Вступившие в 1819 г. в созданное в Одессе тайное общество «Филики Этерия», эти офицеры Императорской Гвардии, выйдя в отставку (Георгий) и испросив отпуск (Николай), осенью 1820 г. приехали в Кишинев, откуда 21 февраля / 5 марта 1821 г., вместе со старшим братом Александром (генералом) в тот же день пересекли Прут – в то время русско-турецкую границу, чтобы поднять греческое восстание.
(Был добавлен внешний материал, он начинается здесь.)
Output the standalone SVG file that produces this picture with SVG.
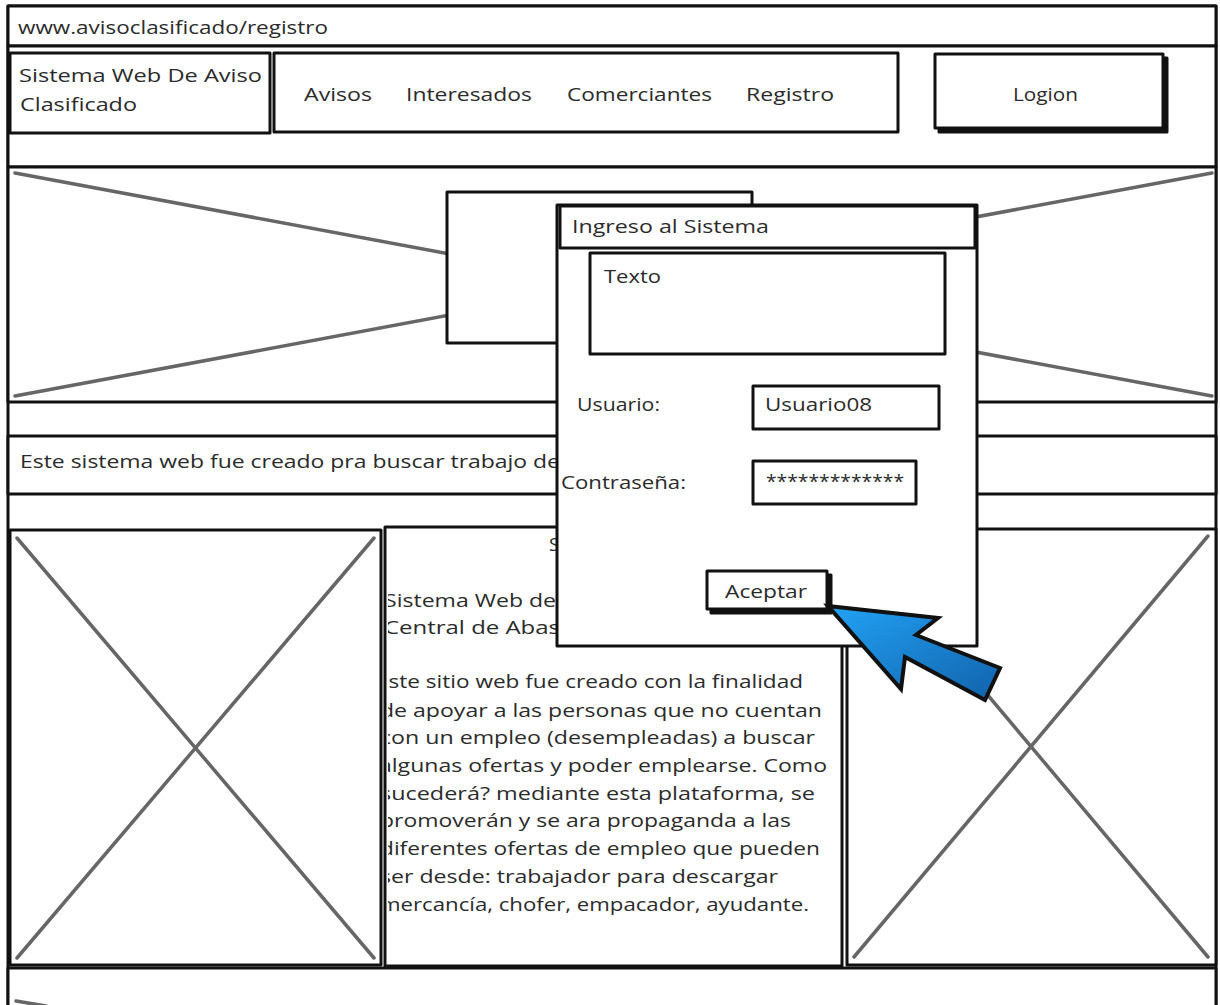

Пушкинский рисунок и запечатлел их такими, какими запомнились они поэту перед отъездом.
Рознован – это Георгий Росетти-Рознован, важнейший из молдавских бояр, нашедших себе убежище в Кишиневе во время гетеристского восстания 1821 г. Он носил большую шапку, «кэчула маре». Тип такого боярина описывает другой пушкинский современник, Вельтман:
Он важен, важен, очень важен!
Усы в три дюйма, и седа
Его в два локтя борода,
Янтарь в аршин, чубук в пять сажен;
Он важен, важен, очень важен!
![](https://ic.pics.livejournal.com/sergey_v_fomin/72076302/5371216/5371216_600.jpg)
Ион Баломир. Портрет логофета Теодора Балша.
Такой боярин может пригласить достойную себе партнершу, вдову гетмана Богдана, даму лет за пятьдесят, из коих половину любила скрывать. Она продолжала танцевать, хотя предпочитала играть в карты.
Сандулаки, Сандул Феодосиев, член Верховного Совета, танцует с женой боярина Короя.
Более своеобразна пятая пара: армянин Худобашев и гречанка Калипсо. Очевидно, в действительности, их на такой бал не пригласили бы. Худобашев был начальником почты в Одессе, но в пьяном виде сразился на улице с …козлом, за что был переведен в Кишинев.
Более интересна Калипсо. По описанию Липранди, она не была красива, но все же Пушкин не сопоставил бы ее никогда со смешным уродом Худобашевым, над которым поэт часто издевался. Молоденькая гречанка имела особое обаяние для Пушкина, т.е. слыла любовницей Байрона, сражавшегося тогда за Грецию.
Ты рождена воспламенять
Воображение поэтов…
– обращался к ней Пушкин, или –
Гречанка, я люблю тебя!
[Далее] следуют Тодорашко Крупенский с «Еврейкой». Это прозвание носила Мария Егоровна Эйхфельдт, ввиду воображаемого сходства с Ревеккой, героиней «Айвенго» Вальтера Скотта. Она была молдаванкой, дочерью боярина Милло, вышедшей замуж за немца Эйхфельдта. Среди поклонников ее был Пушкин и Крупенский.
![](https://ic.pics.livejournal.com/sergey_v_fomin/72076302/5371612/5371612_600.jpg)
Лист без текста с пятью пушкинскими портретами «кишиневских красавиц»: М.Е. Эйхфельдт (вверху), «Аники Сандулаки» (под ней) и П.Е. Варфоломей, М.З Ралли и Е.З. Стамо (внизу слева направо). 1820-1823 гг. Определение Г.Ф. Богача («Быстрый карандаш поэта» // «Знамя коммунизма». Ангарск. 1985. 6 июня; «Кишиневские красавицы» // «Независимая Молдова». Кишинев. 1992. 30 января).
Наконец важно выступает местный поэт и кавалер Костакий Стамати вместе с сестрой Катакази, Тарсицей. Офицер Лугинин пишет, что встречал Пушкина у Стамати, а Тарсице Катакази поэт посвятил следующие стихи:
Ты умна, велеречива,
Кишиневская Жанлис,
Ты бела, жирна, шутлива,
Пучеокая Тарсис.
Не хочу судить я строго,
Но к тебе не льнет душа –
Так послушай, ради Бога,
Будь глупа, да хороша.
Г.Г. Безвиконный «“Жок” на балах в дни Пушкина» // «Наша Речь». № 5202. Кишинев. 1937. 8 февраля.